By now (all of 23 hours after the release of Chrome), everyone has probably heard of the weird/evil/stupid/nefarious/power-hungry (take your pick) end-user licence agreement (EULA) of Chrome.
There are several interesting passages, but it is section 11.1 that has garnered the most interest — it stipulates that the user grants Google an unlimited license to use any information he or she has written using Chrome (since I am using Chrome right now, Google is free to use this blog entry any way they wish).
There are numerous theories as to what Google is trying to accomplish with this part of the agreement. However, the only reasonable explanation is that this is a blunder. A colossal blunder, perhaps, but a blunder nonetheless. This portion of the EULA has been copied and pasted from another EULA where it perhaps made some sense.

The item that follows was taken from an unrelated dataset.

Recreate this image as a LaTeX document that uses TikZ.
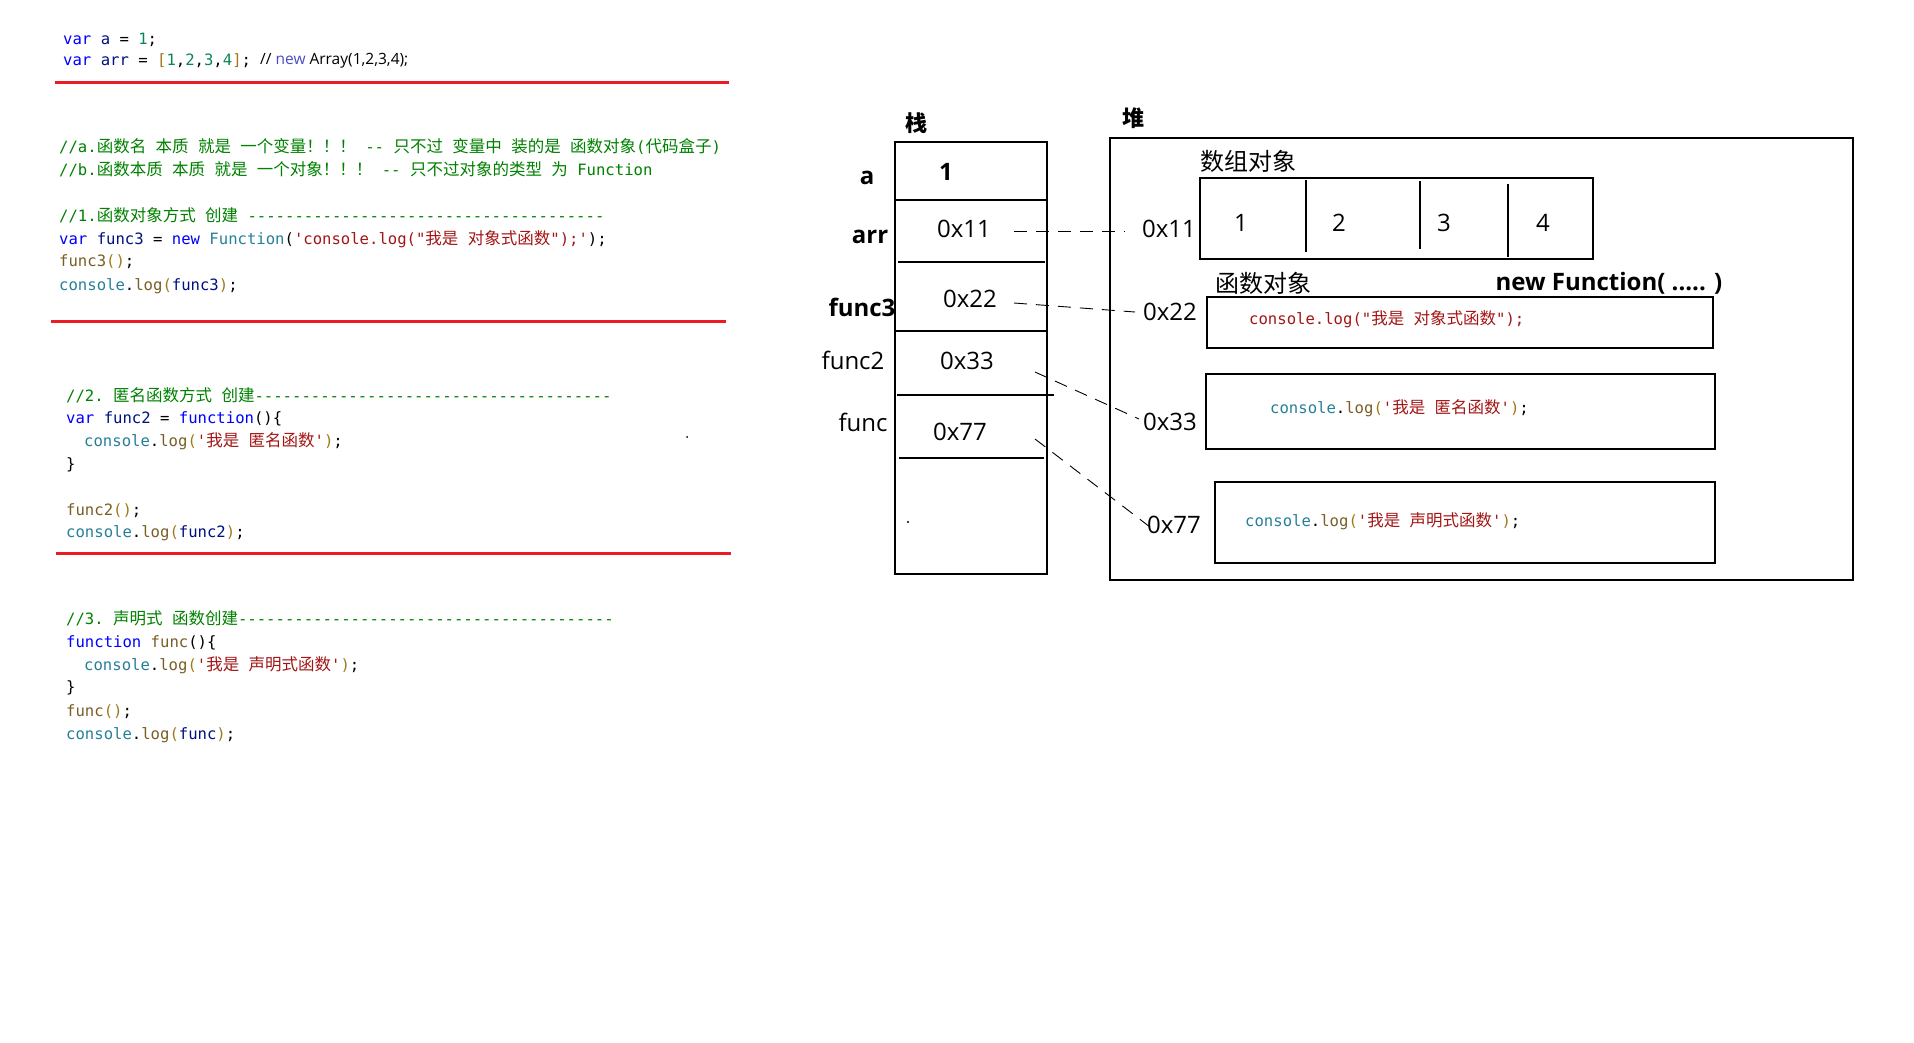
\documentclass[tikz,border=0pt]{standalone}
\usepackage{fontspec}
\setmainfont{Open Sans}
\setmonofont{DejaVu Sans Mono}
\newfontfamily\cjkf{Noto Sans CJK SC}
\definecolor{kw}{HTML}{0000FF}
\definecolor{vr}{HTML}{001080}
\definecolor{nm}{HTML}{098658}
\definecolor{st}{HTML}{A31515}
\definecolor{cm}{HTML}{008000}
\definecolor{ty}{HTML}{267F99}
\definecolor{fn}{HTML}{795E26}
\definecolor{brk}{HTML}{A07A1A}
\definecolor{newblue}{HTML}{4B4BC8}
\definecolor{redline}{HTML}{ED1C24}
\newcommand\zh[1]{{\cjkf\fontsize{16.5}{20}\selectfont #1}}
\newcommand\cKw[1]{\textcolor{kw}{#1}}
\newcommand\cVr[1]{\textcolor{vr}{#1}}
\newcommand\cNm[1]{\textcolor{nm}{#1}}
\newcommand\cSt[1]{\textcolor{st}{#1}}
\newcommand\cCm[1]{\textcolor{cm}{#1}}
\newcommand\cTy[1]{\textcolor{ty}{#1}}
\newcommand\cFn[1]{\textcolor{fn}{#1}}
\newcommand\cBr[1]{\textcolor{brk}{#1}}
\newcommand\dashrun[1]{\foreach \i in {1,...,#1}{-}}
\tikzset{
  code/.style={anchor=west, inner sep=0pt, font=\ttfamily\fontsize{15.6}{20}\selectfont, text height=11pt, text depth=3pt},
  lbl/.style={inner sep=0pt, font=\fontsize{24}{28}\selectfont},
  lblb/.style={inner sep=0pt, font=\bfseries\fontsize{24}{28}\selectfont},
  zhlbl/.style={inner sep=0pt, font=\cjkf\fontsize{24}{28}\selectfont},
  zhbold/.style={inner sep=0pt, font=\cjkf\bfseries\fontsize{22}{26}\selectfont},
  box/.style={draw, line width=1.3pt, inner sep=0pt},
  divline/.style={line width=1.3pt},
  redrule/.style={draw=redline, line width=3pt},
  ptrline/.style={line width=0.9pt, dash pattern=on 13pt off 9pt}
}
\begin{document}
\begin{tikzpicture}[x=1pt,y=-1pt]
\useasboundingbox (0,0) rectangle (1914,1042);
% ---------- code block 0
\node[code] (l1) at (63,40) {\cKw{var} \cVr{a} = \cNm{1};};
\node[code] (l2) at (63,61) {\cKw{var} \cVr{arr} = \cBr{[}\cNm{1},\cNm{2},\cNm{3},\cNm{4}\cBr{]};};
\node[anchor=west, inner sep=0pt, font=\fontsize{15.5}{20}\selectfont] (l2b) at (260,61) {// \textcolor{newblue}{new} Array(1,2,3,4);};
\draw[redrule] (55,82) -- (729,82);
% ---------- code block 1
\node[code] (c1) at (59,148) {\cCm{//a.\zh{函数名} \zh{本质} \zh{就是} \zh{一个变量！！！} -{}- \zh{只不过} \zh{变量中} \zh{装的是} \zh{函数对象}(\zh{代码盒子})}};
\node[code] (c2) at (59,171) {\cCm{//b.\zh{函数本质} \zh{本质} \zh{就是} \zh{一个对象！！！} -{}- \zh{只不过对象的类型} \zh{为} Function}};
\node[code] (c3) at (59,217) {\cCm{//1.\zh{函数对象方式} \zh{创建} \dashrun{38}}};
\node[code] (c4) at (59,240) {\cKw{var} \cVr{func3} = \cKw{new} \cTy{Function}(\cSt{'console.log("\zh{我是} \zh{对象式函数}");'});};
\node[code] (c5) at (59,262) {\cFn{func3}\cBr{()};};
\node[code] (c6) at (59,286) {\cTy{console}.\cFn{log}\cBr{(}\cVr{func3}\cBr{)};};
\draw[redrule] (51,321) -- (726,321);
% ---------- code block 2
\node[code] (d1) at (66,397) {\cCm{//2. \zh{匿名函数方式} \zh{创建}\dashrun{38}}};
\node[code] (d2) at (66,419) {\cKw{var} \cVr{func2} = \cKw{function}()\{};
\node[code] (d3) at (84,442) {\cTy{console}.\cFn{log}\cBr{(}\cSt{'\zh{我是} \zh{匿名函数}'}\cBr{)};};
\node[code] (d4) at (66,465) {\}};
\node[code] (d5) at (66,511) {\cFn{func2}\cBr{()};};
\node[code] (d6) at (66,533) {\cTy{console}.\cFn{log}\cBr{(}\cVr{func2}\cBr{)};};
\fill (687,437) circle (1pt);
\draw[redrule] (56,553) -- (731,553);
% ---------- code block 3
\node[code] (e1) at (66,620) {\cCm{//3. \zh{声明式} \zh{函数创建}\dashrun{40}}};
\node[code] (e2) at (66,643) {\cKw{function} \cFn{func}()\{};
\node[code] (e3) at (84,666) {\cTy{console}.\cFn{log}\cBr{(}\cSt{'\zh{我是} \zh{声明式函数}'}\cBr{)};};
\node[code] (e4) at (66,688) {\}};
\node[code] (e5) at (66,712) {\cFn{func}\cBr{()};};
\node[code] (e6) at (66,735) {\cTy{console}.\cFn{log}\cBr{(}\cVr{func}\cBr{)};};
% ---------- stack
\node[zhbold] (stacktitle) at (916,123) {栈};
\node[box, minimum width=152pt, minimum height=432pt] (stack) at (971,358) {};
\draw[divline] (896,200) -- (1046,200);
\draw[divline] (898,262) -- (1045,262);
\draw[divline] (896,331) -- (1047,331);
\draw[divline] (897,395) -- (1054,395);
\draw[divline] (899,458) -- (1044,458);
\node[lblb] (na) at (867,178) {a};
\node[lblb] (va) at (946,172) {1};
\node[lblb] (narr) at (870,237) {arr};
\node[lbl] (varr) at (964,229) {0x11};
\node[lblb] (nf3) at (862,307) {func3};
\node[lbl] (vf3) at (970,299) {0x22};
\node[lbl] (nf2) at (853,360) {func2};
\node[lbl] (vf2) at (967,361) {0x33};
\node[lbl] (nf) at (863,422) {func};
\node[lbl] (vf) at (960,432) {0x77};
\fill (908,522) circle (1.2pt);
% ---------- heap
\node[zhbold] (heaptitle) at (1133,118) {堆};
\node[box, minimum width=743pt, minimum height=442pt] (heap) at (1481.5,359) {};
\node[zhlbl] (arrtitle) at (1248,161) {数组对象};
\node[box, minimum width=393pt, minimum height=81pt] (arrbox) at (1396.5,218.5) {};
\draw[divline] (1306,180) -- (1306,252);
\draw[divline] (1420,181) -- (1420,249);
\draw[divline] (1508,184) -- (1508,257);
\node[lbl] (el1) at (1241,223) {1};
\node[lbl] (el2) at (1339,223) {2};
\node[lbl] (el3) at (1444,223) {3};
\node[lbl] (el4) at (1543,223) {4};
\node[lbl] (h11) at (1169,229) {0x11};
\node[zhlbl] (fntitle) at (1263,283) {函数对象};
\node[lblb] (newfn) at (1609,283) {new Function( ..... )};
\node[lbl] (h22) at (1170,312) {0x22};
\node[box, minimum width=506pt, minimum height=51pt] (fbox1) at (1460,322.5) {};
\node[code] (fcode1) at (1249,320) {\cSt{console.log("\zh{我是} \zh{对象式函数}");}};
\node[lbl] (h33) at (1170,422) {0x33};
\node[box, minimum width=509pt, minimum height=75pt] (fbox2) at (1460.5,411.5) {};
\node[code] (fcode2) at (1270,409) {\cTy{console}.\cFn{log}\cBr{(}\cSt{'\zh{我是} \zh{匿名函数}'}\cBr{)};};
\node[lbl] (h77) at (1174,525) {0x77};
\node[box, minimum width=500pt, minimum height=81pt] (fbox3) at (1465,522.5) {};
\node[code] (fcode3) at (1245,522) {\cTy{console}.\cFn{log}\cBr{(}\cSt{'\zh{我是} \zh{声明式函数}'}\cBr{)};};
% ---------- pointers
\coordinate (p11a) at (1014,231);
\coordinate (p11b) at (1125,231);
\coordinate (p22a) at (1014,303);
\coordinate (p22b) at (1135,312);
\coordinate (p33a) at (1035,372);
\coordinate (p33b) at (1139,419);
\coordinate (p77a) at (1035,439);
\coordinate (p77b) at (1150,527);
\draw[ptrline] (p11a) -- (p11b);
\draw[ptrline] (p22a) -- (p22b);
\draw[ptrline] (p33a) -- (p33b);
\draw[ptrline] (p77a) -- (p77b);
\end{tikzpicture}
\end{document}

As to how Google could have made a blunder of this magnitude is anybody’s guess, but I would speculate Google got taken by surprise and actually did have to release Chrome in a hurry, ahead of intended release schedule.
The EULA bits in question must be a mistake. Google knows the hacker community well enough and they would have known that the EULA terms would be examined and made public very fast. They know that no-one in their right mind would seriously entertain the thought of using Chrome with a stipulation like section 11.1 — most of us could not, as using Chrome right now violates our employment agreements.
My prediction: the EULA will be amended within a week (I was tempted to say 48 hours, but this time they are probably going to do a thorough job).